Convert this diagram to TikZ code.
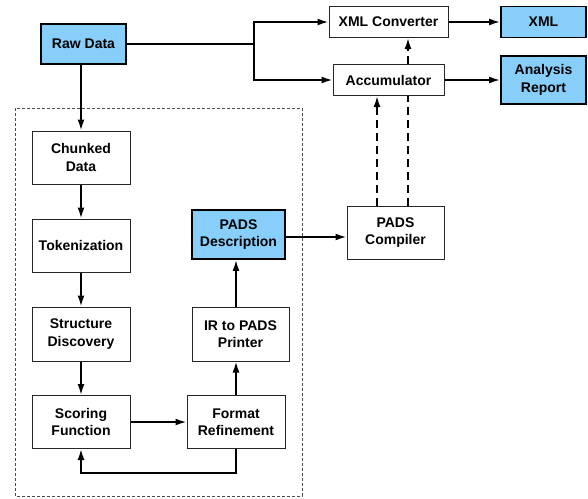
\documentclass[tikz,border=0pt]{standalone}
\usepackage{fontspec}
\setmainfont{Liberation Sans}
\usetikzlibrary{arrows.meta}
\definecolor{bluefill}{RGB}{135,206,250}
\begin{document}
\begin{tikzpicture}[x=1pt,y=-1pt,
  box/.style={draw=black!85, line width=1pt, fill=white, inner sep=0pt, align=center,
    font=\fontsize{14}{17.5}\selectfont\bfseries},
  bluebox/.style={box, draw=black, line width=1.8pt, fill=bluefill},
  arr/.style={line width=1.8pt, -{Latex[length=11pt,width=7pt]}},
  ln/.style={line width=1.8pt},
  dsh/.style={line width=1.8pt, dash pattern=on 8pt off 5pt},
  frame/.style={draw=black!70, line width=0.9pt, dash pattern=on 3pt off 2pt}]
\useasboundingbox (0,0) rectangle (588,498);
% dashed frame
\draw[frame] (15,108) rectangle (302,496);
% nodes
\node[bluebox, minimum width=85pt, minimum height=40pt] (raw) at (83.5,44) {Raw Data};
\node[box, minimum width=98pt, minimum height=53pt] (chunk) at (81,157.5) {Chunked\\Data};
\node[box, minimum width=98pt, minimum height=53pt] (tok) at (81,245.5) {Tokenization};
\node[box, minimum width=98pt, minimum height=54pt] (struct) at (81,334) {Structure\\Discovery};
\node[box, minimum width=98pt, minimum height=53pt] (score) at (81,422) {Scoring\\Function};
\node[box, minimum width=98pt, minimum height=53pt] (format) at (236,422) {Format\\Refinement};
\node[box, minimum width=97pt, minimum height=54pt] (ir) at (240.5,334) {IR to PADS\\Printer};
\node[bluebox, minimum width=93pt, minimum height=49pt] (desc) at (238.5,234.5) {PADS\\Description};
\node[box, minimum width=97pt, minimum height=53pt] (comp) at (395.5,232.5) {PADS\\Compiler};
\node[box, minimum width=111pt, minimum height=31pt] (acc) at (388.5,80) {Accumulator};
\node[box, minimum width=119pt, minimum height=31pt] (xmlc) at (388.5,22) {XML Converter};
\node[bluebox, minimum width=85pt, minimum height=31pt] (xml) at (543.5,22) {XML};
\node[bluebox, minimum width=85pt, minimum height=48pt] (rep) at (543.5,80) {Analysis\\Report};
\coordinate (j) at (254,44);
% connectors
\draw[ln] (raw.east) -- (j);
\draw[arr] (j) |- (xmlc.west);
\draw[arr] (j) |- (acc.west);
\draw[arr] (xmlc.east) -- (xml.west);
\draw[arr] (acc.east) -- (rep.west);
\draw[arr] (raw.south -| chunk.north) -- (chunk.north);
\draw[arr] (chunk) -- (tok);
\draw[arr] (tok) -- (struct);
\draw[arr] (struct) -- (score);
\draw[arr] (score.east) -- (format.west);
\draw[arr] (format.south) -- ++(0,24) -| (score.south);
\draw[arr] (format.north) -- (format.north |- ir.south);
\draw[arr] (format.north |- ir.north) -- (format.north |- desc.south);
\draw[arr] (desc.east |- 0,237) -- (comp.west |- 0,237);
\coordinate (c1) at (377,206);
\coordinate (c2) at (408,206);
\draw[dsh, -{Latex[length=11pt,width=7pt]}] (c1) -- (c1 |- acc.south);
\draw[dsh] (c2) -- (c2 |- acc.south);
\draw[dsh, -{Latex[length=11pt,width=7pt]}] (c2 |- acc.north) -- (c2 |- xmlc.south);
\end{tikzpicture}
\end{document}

* [Your instructions]
All of the data above should be transcribed verbatim, with pictures omitted.

* [Reply to the exercise]
Convert this diagram to TikZ code.
\documentclass[tikz,border=0pt]{standalone}
\usepackage{fontspec}
\setmainfont{Liberation Sans}
\usetikzlibrary{arrows.meta}
\definecolor{bluefill}{RGB}{135,206,250}
\begin{document}
\begin{tikzpicture}[x=1pt,y=-1pt,
  box/.style={draw=black!85, line width=1pt, fill=white, inner sep=0pt, align=center,
    font=\fontsize{14}{17.5}\selectfont\bfseries},
  bluebox/.style={box, draw=black, line width=1.8pt, fill=bluefill},
  arr/.style={line width=1.8pt, -{Latex[length=11pt,width=7pt]}},
  ln/.style={line width=1.8pt},
  dsh/.style={line width=1.8pt, dash pattern=on 8pt off 5pt},
  frame/.style={draw=black!70, line width=0.9pt, dash pattern=on 3pt off 2pt}]
\useasboundingbox (0,0) rectangle (588,498);
% dashed frame
\draw[frame] (15,108) rectangle (302,496);
% nodes
\node[bluebox, minimum width=85pt, minimum height=40pt] (raw) at (83.5,44) {Raw Data};
\node[box, minimum width=98pt, minimum height=53pt] (chunk) at (81,157.5) {Chunked\\Data};
\node[box, minimum width=98pt, minimum height=53pt] (tok) at (81,245.5) {Tokenization};
\node[box, minimum width=98pt, minimum height=54pt] (struct) at (81,334) {Structure\\Discovery};
\node[box, minimum width=98pt, minimum height=53pt] (score) at (81,422) {Scoring\\Function};
\node[box, minimum width=98pt, minimum height=53pt] (format) at (236,422) {Format\\Refinement};
\node[box, minimum width=97pt, minimum height=54pt] (ir) at (240.5,334) {IR to PADS\\Printer};
\node[bluebox, minimum width=93pt, minimum height=49pt] (desc) at (238.5,234.5) {PADS\\Description};
\node[box, minimum width=97pt, minimum height=53pt] (comp) at (395.5,232.5) {PADS\\Compiler};
\node[box, minimum width=111pt, minimum height=31pt] (acc) at (388.5,80) {Accumulator};
\node[box, minimum width=119pt, minimum height=31pt] (xmlc) at (388.5,22) {XML Converter};
\node[bluebox, minimum width=85pt, minimum height=31pt] (xml) at (543.5,22) {XML};
\node[bluebox, minimum width=85pt, minimum height=48pt] (rep) at (543.5,80) {Analysis\\Report};
\coordinate (j) at (254,44);
% connectors
\draw[ln] (raw.east) -- (j);
\draw[arr] (j) |- (xmlc.west);
\draw[arr] (j) |- (acc.west);
\draw[arr] (xmlc.east) -- (xml.west);
\draw[arr] (acc.east) -- (rep.west);
\draw[arr] (raw.south -| chunk.north) -- (chunk.north);
\draw[arr] (chunk) -- (tok);
\draw[arr] (tok) -- (struct);
\draw[arr] (struct) -- (score);
\draw[arr] (score.east) -- (format.west);
\draw[arr] (format.south) -- ++(0,24) -| (score.south);
\draw[arr] (format.north) -- (format.north |- ir.south);
\draw[arr] (format.north |- ir.north) -- (format.north |- desc.south);
\draw[arr] (desc.east |- 0,237) -- (comp.west |- 0,237);
\coordinate (c1) at (377,206);
\coordinate (c2) at (408,206);
\draw[dsh, -{Latex[length=11pt,width=7pt]}] (c1) -- (c1 |- acc.south);
\draw[dsh] (c2) -- (c2 |- acc.south);
\draw[dsh, -{Latex[length=11pt,width=7pt]}] (c2 |- acc.north) -- (c2 |- xmlc.south);
\end{tikzpicture}
\end{document}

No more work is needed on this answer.